The train journey went on for longer than anybody expected. Occasionally, Lunatrick would shout back through the open window of the carriage from his perch in the engine's cockpit. Things like, "Over there we installed five hundred new beds, just waiting for the next delivery of needful mental patients no we didn't actually excuse me I think we did gods I wish you two dickheads would stop your jabbering," and, "That's where we had the great Diazepam Wars of the Fifteen Decades but we all agreed on different sides and it's hard trying to direct a battle when somebody else in your own head knows your plans and sells them to the opposing force for extra dollars for sugary donuts in the canteen." The occupants of the bone carriage nodded, sagely, and wondered just how big a ward could actually be. They also wondered just w
hen the hell Lunatrick would realise that he and the other patients were in a closed circuit, a loop, and no matter how well he maintained his Asylum - well, they weren't ever getting any new patients. Period.
The train started to increase its speed, accelerating over the horizon of beds. They thrummed past, and Keenan glanced at Pippa. "How many do you reckon there are? A million? Two?"
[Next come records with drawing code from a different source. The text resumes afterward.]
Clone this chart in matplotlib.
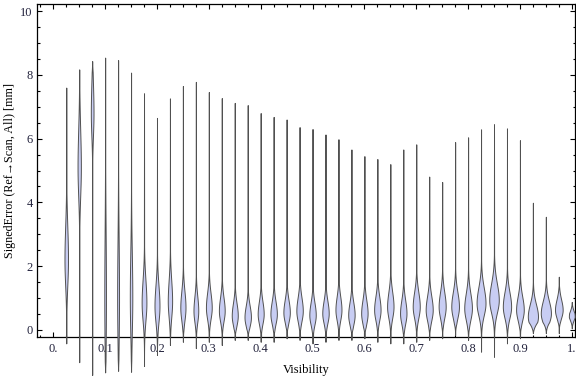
import numpy as np
import matplotlib
matplotlib.use("Agg")
import matplotlib.pyplot as plt
from matplotlib.ticker import MultipleLocator, FixedLocator

plt.rcParams["font.family"] = ["Liberation Serif", "DejaVu Serif"]

# visibility bins (violin centers)
visibility = [0.025, 0.05, 0.075, 0.1, 0.125, 0.15, 0.175, 0.2, 0.225, 0.25,
              0.275, 0.3, 0.325, 0.35, 0.375, 0.4, 0.425, 0.45, 0.475, 0.5,
              0.525, 0.55, 0.575, 0.6, 0.625, 0.65, 0.675, 0.7, 0.725, 0.75,
              0.775, 0.8, 0.825, 0.85, 0.875, 0.9, 0.925, 0.95, 0.975, 1.0]

# max signed error per bin [mm]
err_max = [7.60, 8.17, 8.43, 8.54, 8.46, 8.07, 7.42, 6.65, 7.26, 7.65,
           7.78, 7.46, 7.27, 7.12, 7.05, 6.80, 6.68, 6.60, 6.36, 6.30,
           6.13, 5.98, 5.66, 5.45, 5.36, 5.20, 5.66, 5.82, 4.81, 4.64,
           5.89, 6.04, 6.29, 6.45, 6.32, 5.95, 3.99, 3.55, 1.67, 0.88]

# min signed error per bin [mm]
err_min = [-0.42, -1.01, -1.41, -1.33, -1.28, -1.31, -1.13, -0.78, -0.47, -0.37,
           -0.57, -0.37, -0.47, -0.31, -0.31, -0.37, -0.37, -0.26, -0.31, -0.42,
           -0.37, -0.31, -0.31, -0.26, -0.37, -0.42, -0.42, -0.37, -0.31, -0.26,
           -0.16, -0.31, -0.68, -0.84, -0.42, -0.26, -0.10, -0.10, -0.10, 0.05]

# most likely error per bin [mm]
err_mode = [2.2, 5.1, 6.8, 1.0, 1.0, 1.0, 0.85, 0.75, 0.9, 0.7,
            0.6, 0.7, 0.6, 0.45, 0.4, 0.5, 0.5, 0.55, 0.6, 0.47,
            0.52, 0.63, 0.47, 0.52, 0.63, 0.73, 0.52, 0.73, 0.63, 0.73,
            0.73, 0.68, 0.84, 0.94, 0.73, 0.63, 0.42, 0.52, 0.63, 0.42]

# spread of the bulk around the mode [mm]
err_spread = [0.8, 0.9, 0.7, 1.6, 1.4, 1.1, 0.55, 0.5, 0.5, 0.4,
              0.35, 0.35, 0.32, 0.3, 0.28, 0.3, 0.3, 0.3, 0.32, 0.3,
              0.3, 0.32, 0.3, 0.32, 0.32, 0.35, 0.32, 0.35, 0.33, 0.35,
              0.35, 0.36, 0.38, 0.4, 0.35, 0.32, 0.3, 0.3, 0.25, 0.2]

# peak density, expressed as violin half width (visibility units)
peak_density = [0.0034, 0.0032, 0.0026, 0.0016, 0.0018, 0.0024, 0.0046, 0.0048, 0.0042, 0.0050,
                0.0046, 0.0056, 0.0056, 0.0058, 0.0062, 0.0058, 0.0062, 0.0062, 0.0062, 0.0062,
                0.0062, 0.0058, 0.0062, 0.0062, 0.0062, 0.0062, 0.0062, 0.0068, 0.0068, 0.0068,
                0.0074, 0.0074, 0.0086, 0.0092, 0.0080, 0.0074, 0.0098, 0.0098, 0.0074, 0.0056]

x_ticks = [0.0, 0.1, 0.2, 0.3, 0.4, 0.5, 0.6, 0.7, 0.8, 0.9, 1.0]
x_labels = ["0.", "0.1", "0.2", "0.3", "0.4", "0.5", "0.6", "0.7", "0.8", "0.9", "1."]
y_ticks = [0, 2, 4, 6, 8, 10]


def violin_profile(lo, hi, mode, spread, peak):
    ys = np.linspace(lo, hi, 600)
    s = np.where(ys < mode, spread, spread * 1.3)
    w = peak * np.exp(-0.5 * ((ys - mode) / s) ** 2)
    # pinch to a point at both extremes
    ends = np.clip(np.minimum(ys - lo, hi - ys) / 0.35, 0, 1)
    w = w * ends
    # thin tails running out to the extremes
    taper = np.minimum((ys - lo) / max(mode - lo, 1e-6), (hi - ys) / max(hi - mode, 1e-6))
    taper = np.clip(taper, 0, 1)
    w = np.maximum(w, 0.0003 * taper)
    return ys, w


fig = plt.figure(figsize=(5.76, 3.77), dpi=100)
ax = fig.add_axes([37 / 576, 40 / 377, 538 / 576, 333 / 377])

for x, lo, hi, m, s, p in zip(visibility, err_min, err_max, err_mode, err_spread, peak_density):
    ys, w = violin_profile(lo, hi, m, s, p)
    ax.fill_betweenx(ys, x - w, x + w, facecolor="#c8cdf3", edgecolor="#505050",
                     linewidth=0.7, clip_on=False, zorder=3)

ax.set_xlim(-0.0314, 1.0062)
ax.set_ylim(-0.22, 10.22)

ax.xaxis.set_major_locator(FixedLocator(x_ticks))
ax.set_xticklabels(x_labels)
ax.xaxis.set_minor_locator(MultipleLocator(0.025))
ax.set_yticks(y_ticks)
ax.yaxis.set_minor_locator(MultipleLocator(0.5))

ax.tick_params(which="both", direction="in", top=True, right=True,
               labelsize=9, labelcolor="#22223c", width=0.8)
ax.tick_params(which="major", length=3.4)
ax.tick_params(which="minor", length=1.8)
ax.tick_params(axis="x", pad=4.5)
ax.tick_params(axis="y", pad=3)

for sp in ax.spines.values():
    sp.set_linewidth(0.9)

ax.set_xlabel("Visibility", fontsize=9, labelpad=6)
ax.set_ylabel("SignedError (Ref\u2192Scan, All) [mm]", fontsize=8.75, labelpad=3)

fig.savefig("out.png", dpi=100)
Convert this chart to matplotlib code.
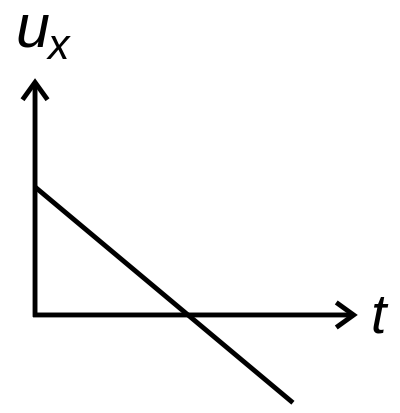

"At least," said Pippa. "It's a gross misappropriation of hospital funds. The management should be fucking ashamed of themselves. Ha ha."
Keenan gave a smile halfway between nasty and sardonic. "Well," he said, grimacing, "why change the habits of the last fucking millennia? It's always the hospital management that fuck it up, with deviated funding, backhand bonuses and under-staffing. They should be fucking skewered."
Snake eased forward down the carriage, and sat beside Keenan. "It's going all weird," he said.
Keenan stared at Snake as a lion stares at a human; in base hatred, distaste, but with the wariness of meeting a despised cunning and lethal fellow predator.
"What is?"
Snake nodded to the window. "Look."
Outside, the speeding passage of beds seemed to bend. The whole vision of the outside world was curving, and the mental patients had fallen behind, now leaving nothing but vast acres of spotless, neatly-folded hospital beds. Millions of them. Waiting for patients that would never come.
Even as Keenan watched, the curve became more pronounced and he stumbled to his feet, glancing over at the other members of the squad, all of whom were agitated. All except Franco. He was staring out of the window, whistling.
"What do you see?" snarled Keenan.
"Nothing," said Franco, giving Keenan a strange look. "You OK? You look like that time you had seventeen pints of Wife Beater and that dodgy ostrich kebab. You were sick all over that homosexual lap-dancing senile delinquent. Those were the days!"
"It's curving!" said Keenan. "The whole world outside is curving!"
Franco glanced outside, then back to Keenan. "You're drunk, mate," he snorted. "It's fine, reet?"